Ram Tough
Colorado State's gritty fifth-year seniors stopped Michigan State
If a team has to dig itself out of a 16-0 hole on the road in its season opener, it best be one with 16 fifth-year seniors. "I know a lot of coaches would have come in at halftime and yelled," Colorado State defensive coordinator Larry Kerr said after the Rams dominated Michigan State in the second half to win 23-16 last Saturday in the Black Coaches Association Classic. "I just looked at my guys and said, 'You're good. You're better than this.' "
Yes, they are. Colorado State's roster has the depth of a WB sitcom and a dearth of NFL prospects—Indianapolis Colts president Bill Polian was on hand in East Lansing, Mich., on Saturday not to watch any Rams but to scout Spartans—but it's rich in experience. With schools limited to 85 scholarships and the top juniors leaving for the pros, a good number of fifth-year players "are probably worth two, three games a season," Colorado State coach Sonny Lubick says. Fifth-year senior linebacker Nate Kvamme, who showed up in Fort Collins four years ago weighing 185 pounds, is exactly the kind of in-between kid Lubick has cultivated in developing a team that has won 10 straight games. "It's not the fastest guys, the strongest guys, that make the best football team," says the six-foot Kvamme, who's now all of 215 pounds.
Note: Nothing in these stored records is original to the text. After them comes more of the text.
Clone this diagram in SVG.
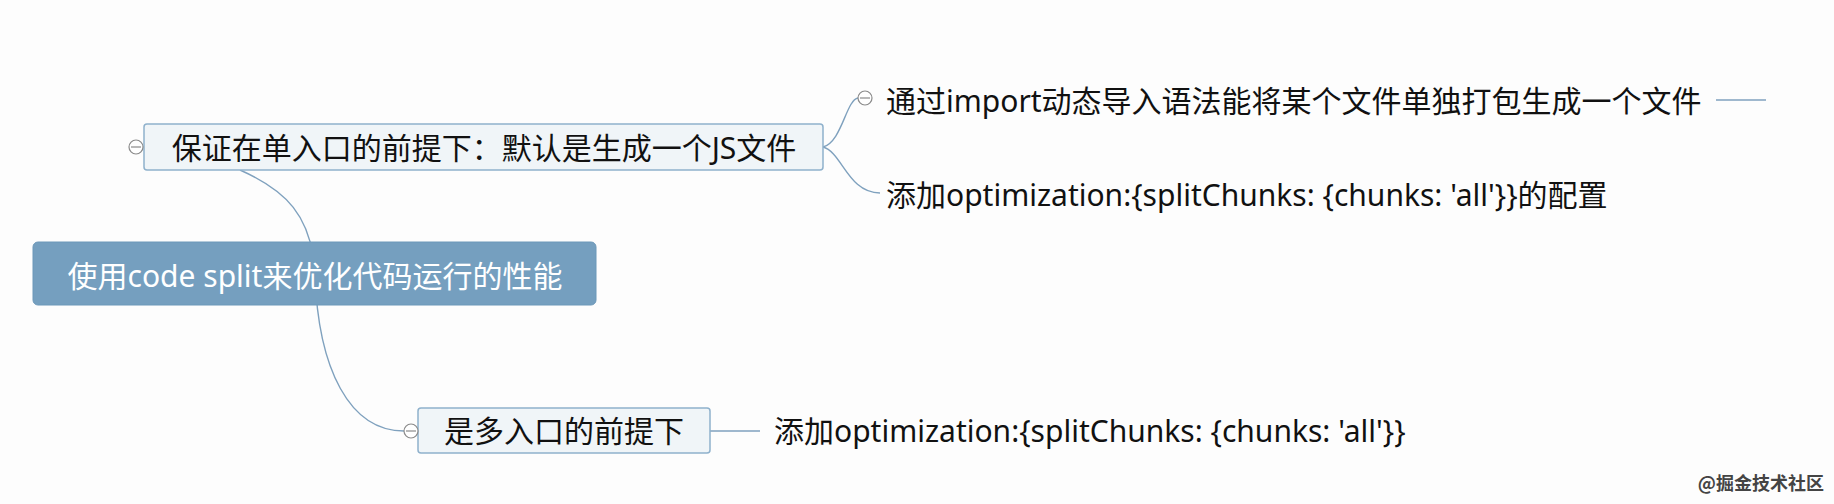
<svg xmlns="http://www.w3.org/2000/svg" width="1834" height="504" viewBox="0 0 1834 504">
<style>
.bg{fill:#fdfdfd}
.t{font-family:"Noto Sans","Noto Sans CJK SC",sans-serif;font-size:30px;fill:#111}
.root rect{fill:#759fbf;stroke:#6d98b9;stroke-width:1}
.root text{fill:#fff;font-size:30px}
.main rect{fill:#f0f5f8;stroke:#8fb1cc;stroke-width:1.5}
.conn path{fill:none;stroke:#7fa1be;stroke-width:1.4}
.tog{fill:#fff;stroke:#8a8a8a;stroke-width:1.2}
.tog line{stroke:#8a8a8a;stroke-width:1.2}
.wm{font-family:"Noto Sans CJK SC",sans-serif;font-size:18px;font-weight:bold;fill:#444}
</style>
<rect class="bg" x="0" y="0" width="1834" height="504"/>
<g id="connectors" class="conn">
<path d="M315,274 C312,215 285,190 240,170"/>
<path d="M315,274 C318,370 350,431 404,431"/>
<path d="M823,147 C842,142 846,100 858,98"/>
<path d="M823,147 C842,152 848,193 880,193"/>
<path d="M710,431 L760,431"/>
<path d="M1716,100 L1766,100"/>
</g>
<g id="root" class="root">
<rect x="33" y="242" width="563" height="63" rx="5"/>
<text class="t" x="315" y="287" text-anchor="middle">使用code split来优化代码运行的性能</text>
</g>
<g id="nodeA" class="main">
<rect x="144" y="124" width="679" height="46" rx="3"/>
<text class="t" x="484" y="159" text-anchor="middle">保证在单入口的前提下：默认是生成一个JS文件</text>
<g class="tog"><circle cx="136" cy="147" r="7"/><line x1="131" y1="147" x2="141" y2="147"/></g>
</g>
<g id="nodeB" class="main">
<rect x="418" y="408" width="292" height="45" rx="3"/>
<text class="t" x="564" y="442" text-anchor="middle">是多入口的前提下</text>
<g class="tog"><circle cx="411" cy="431" r="7"/><line x1="406" y1="431" x2="416" y2="431"/></g>
</g>
<g id="child1">
<text class="t" x="886" y="112">通过import动态导入语法能将某个文件单独打包生成一个文件</text>
<g class="tog"><circle cx="865" cy="98" r="7"/><line x1="860" y1="98" x2="870" y2="98"/></g>
</g>
<g id="child2">
<text class="t" x="886" y="206">添加optimization:{splitChunks: {chunks: 'all'}}的配置</text>
</g>
<g id="child3">
<text class="t" x="774" y="442">添加optimization:{splitChunks: {chunks: 'all'}}</text>
</g>
<text class="wm" x="1824" y="490" text-anchor="end">@掘金技术社区</text>
</svg>
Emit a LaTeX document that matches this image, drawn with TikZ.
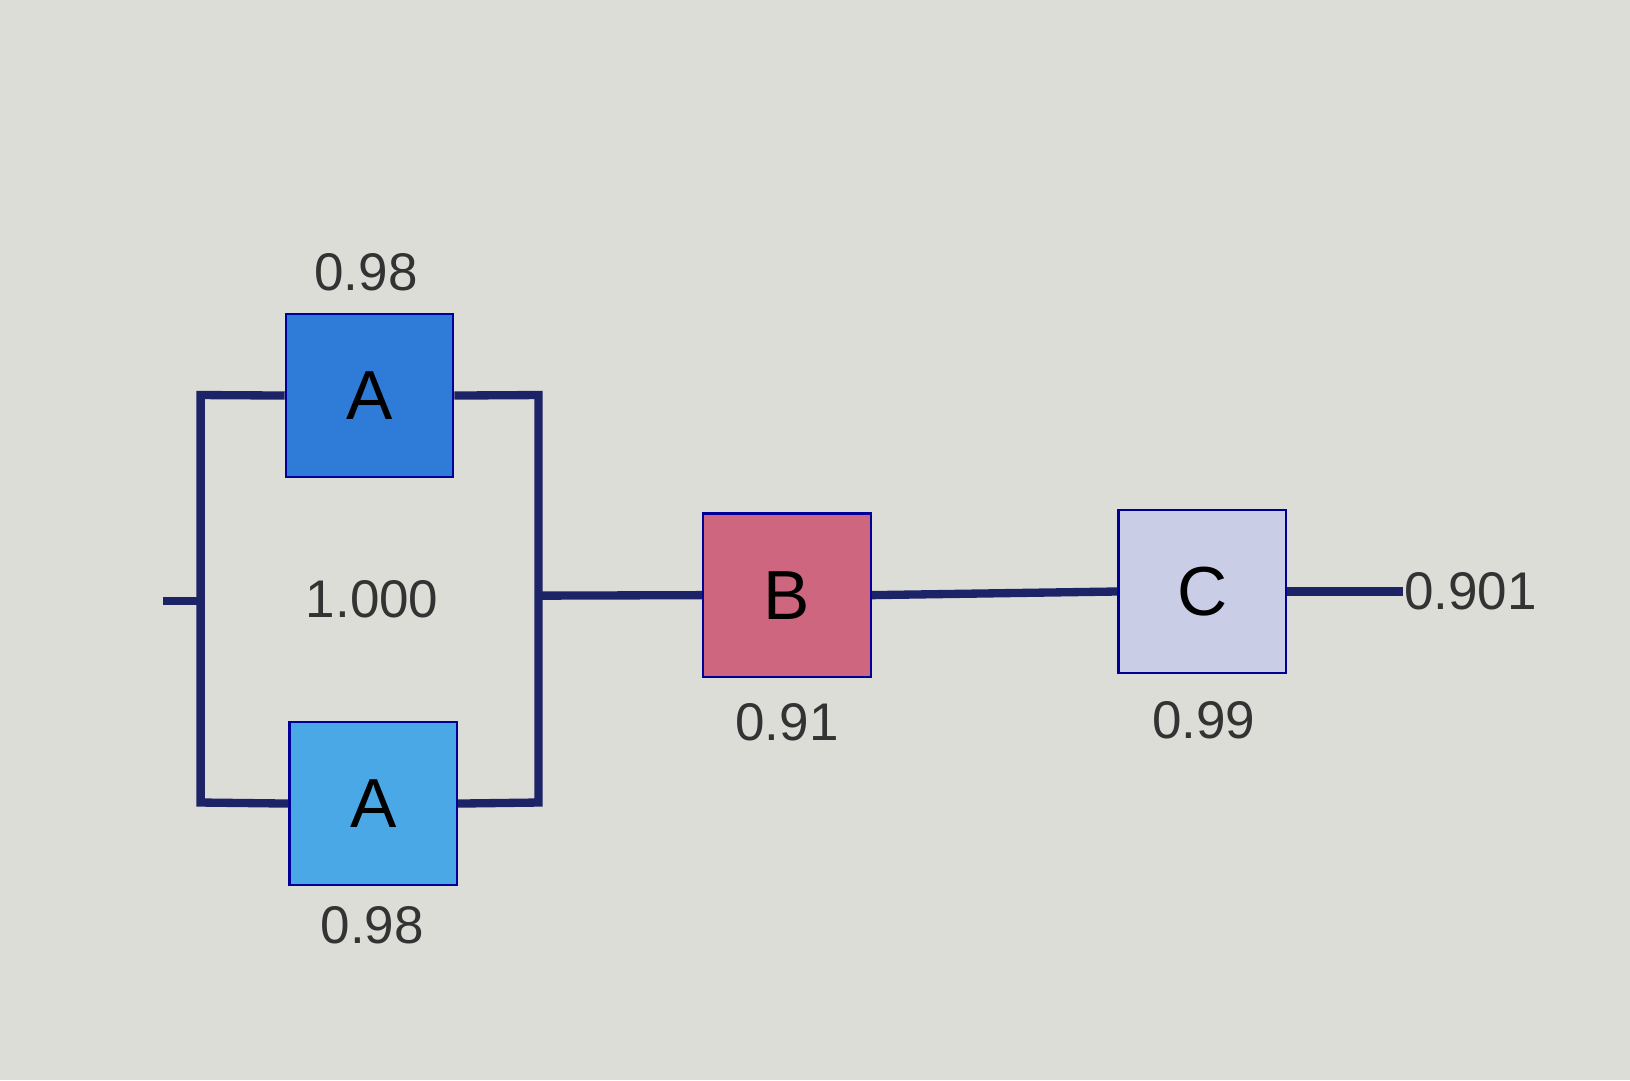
\documentclass[tikz,border=0pt]{standalone}
\usepackage{fontspec}
\setmainfont{Liberation Sans}
\begin{document}
\begin{tikzpicture}[x=0.01cm,y=-0.01cm,
  wire/.style={draw=wirec,line width=0.08cm},
  blk/.style={draw=blue!60!black,line width=0.6pt,minimum width=1.61cm,minimum height=1.57cm,inner sep=0pt,font=\fontsize{19}{23}\selectfont},
  lbl/.style={font=\fontsize{14.5}{17}\selectfont,text=black!80}]
\definecolor{wirec}{HTML}{1C2366}
\definecolor{bg}{HTML}{DDDDD8}
\definecolor{ca}{HTML}{2F7BD8}
\definecolor{cb}{HTML}{4AA8E6}
\definecolor{cB}{HTML}{CF6680}
\definecolor{cC}{HTML}{C9CDE6}
\fill[bg] (0,0) rectangle (1568,1039);
\useasboundingbox (0,0) rectangle (1568,1039);
\coordinate (in) at (157,578);
\coordinate (lj) at (193,578);
\coordinate (tl) at (193,380);
\coordinate (bl) at (193,772);
\coordinate (tr) at (518,380);
\coordinate (br) at (518,772);
\coordinate (rj) at (518,573);
\coordinate (out) at (1350,569);
\node[blk,fill=ca] (A1) at (355.5,380.5) {A};
\node[blk,fill=cb] (A2) at (359,773) {A};
\node[blk,fill=cB] (B) at (757,572.5) {B};
\node[blk,fill=cC] (C) at (1156.5,569) {C};
\draw[wire] (in) -- (lj);
\draw[wire] (A1.west) -- (tl) -- (bl) -- (A2.west);
\draw[wire] (A1.east) -- (tr) -- (br) -- (A2.east);
\draw[wire] (rj) -- (B.west);
\draw[wire] (B.east) -- (C.west);
\draw[wire] (C.east) -- (out);
\node[lbl] (l1) at (352,262) {0.98};
\node[lbl] (l2) at (358,890) {0.98};
\node[lbl] (l3) at (358,576) {1.000};
\node[lbl] (l4) at (757,695) {0.91};
\node[lbl] (l5) at (1158,693) {0.99};
\node[lbl,anchor=west,inner sep=0pt] (l6) at (out) {0.901};
\end{tikzpicture}
\end{document}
In the first half Michigan State junior tailback Sedrick Irvin rushed for 101 yards on 21 carries. His second-half totals: 19 and 9, respectively. The Spartans' offensive struggles looked painfully familiar. Last season Michigan State went from 5-0 to 7-5 once defenses put eight men up front to stop Irvin and dared the Spartans to throw.
The Rams have won three WAC titles in the last four seasons, in no small part because of Kerr's effective use of a seven-man front. His reputation has grown so much that last winter Spartans coach Nick Saban offered him $120,000, almost double his $68,000 salary, to come to Michigan State as defensive coordinator. While on his interview trip, Kerr happily explained the Colorado State defense to Saban and his staff.
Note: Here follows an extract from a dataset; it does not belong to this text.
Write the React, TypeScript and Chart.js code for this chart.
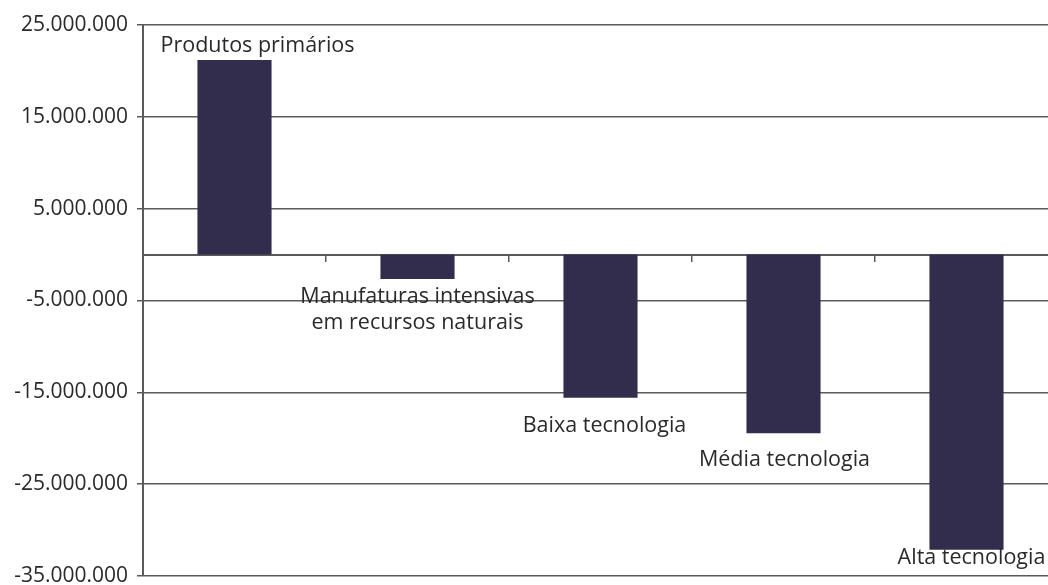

Kerr turned the job down to remain with Lubick. Imagine his shock when, two months later, the Rams and the Spartans agreed to play each other. Ken-figured that Saban would add some wrinkles to his offense to take advantage of the Rams' seven-man scheme, but he says that's not why he decided to install an eight-man alignment against the Spartans. Kerr can watch tape as well as the next guy. "if they have to pass, we win," he explained after the game.
Michigan State ultimately did have to pass—but couldn't Junior Bill Burke, whose lower back is so tender that the Spartans have him on a pitch count (from warm-up to shower, he isn't allowed to throw more than 100 passes per day), and freshman Ryan Van Dyke combined to complete 13 of 25 passes for a scant 97 yards. An average of 3.9 yards per rush is barely acceptable. Get that per pass, and you're sunk.
Colorado State had greater success with its rookie quarterback, fifth-year (of course) senior Ryan Eslinger, who had waited four years for a chance to play, the last three behind Moses Moreno, who was All-WAC last season. "I was just fed up," Eslinger says of the last eight months. "I was so tired of hearing 'Moses this, Moses that.' Moses is done. He's gone."
Eslinger awoke his slumbering teammates in the second quarter when he threw a strike on a left-sideline streak to Dar-ran Hall, who turned it into a 57-yard touchdown. Eslinger finished with 205 yards passing and a very big win. After the game, as Lubick dressed, he considered whether a team without so many fifth-year players could have come back the way his did. "I don't think so," he said. "It's easy to give up and pretend you're playing." If the Rams proved anything, it's that they don't pretend.